Lake View sees drop in total crime but robbery count doubles
CHICAGO — Chicago Police officials from the 19th District reported Tuesday, Nov. 8, that three areas of Lake View have seen a significant drop in total crimes reported this month, but specific crimes are on the rise.
Beth Giltmier, Chicago Police and CAPS Sgt. for the 19th Police District, said the total number of crimes reported for the 1923 beat, which covers West Irving Park Road to West Addison Street, has decreased by 25 incidents.
“It’s a big deal,” Giltmier said. “That means we’re arresting the right people.”
Despite the decrease in total crime, reported robberies for the 1923 beat almost doubled from eight to 15. Giltmier said at this time there is nothing to indicate a pattern in the incidents, but police officials are using new strategies to track down the source of the thefts.
“They’re going in the alleyways instead of staying on the main streets, which will help them find anything suspicious near garages,” Giltmier said. “We can’t be everywhere but the most important thing is getting the word out to the community.”
Addison Street to Belmont Avenue, beat 1924, saw a decrease of 18 and beat 1925, North Halsted to North Lake Shore Drive, decreased by 19. Giltmier said the total decrease in all three beats could be due to a series of major arrests.

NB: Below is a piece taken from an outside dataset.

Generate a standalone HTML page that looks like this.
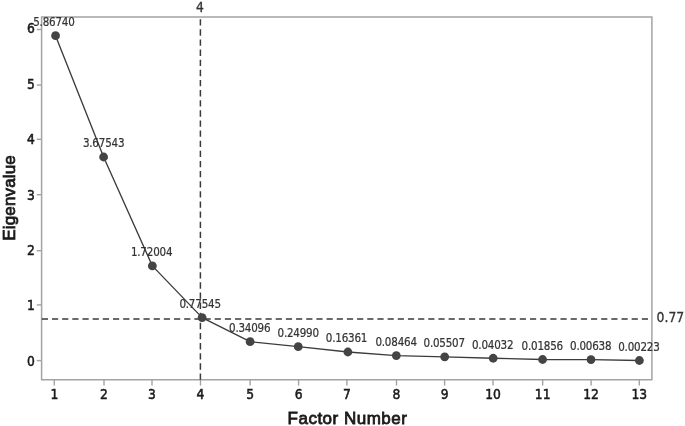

On Oct. 25, a suspected Lake View burglary team, Delia Fernandez and Joe Melendez, were arrested by police officials. Paris Embry, 33, was arrested after police officers stopped his vehicle on the 600 block of West Patterson Avenue. He was charged with possession of narcotics. Giltmier said she believes Embry is a middleman for the large amount of narcotic sales in the area, particularly on West Grace Street.
Nora Handler and her husband Bruce attended Tuesday’s beat meeting. The two have been living on the 3800 block of North Lake Shore Drive for nine years. She said throughout that time the neighborhood’s atmosphere has gone up and down regularly but about two months ago she noticed an increase in suspicious activity.
“In a big city like Chicago you won’t know all your neighbors but you have a feel for who belongs there and who doesn’t,” she said. “I started talking to neighbors who were seeing things in the alley that made them concerned too.”
Handler said over the last two weeks she has seen an improvement and is starting to feel more confident when walking at night. She said she is thankful to the police who have taken the community’s complaints seriously.
“I think we’re really lucky in this neighborhood,” she said. “(The police) are very involved and very responsive…they do the best they can.”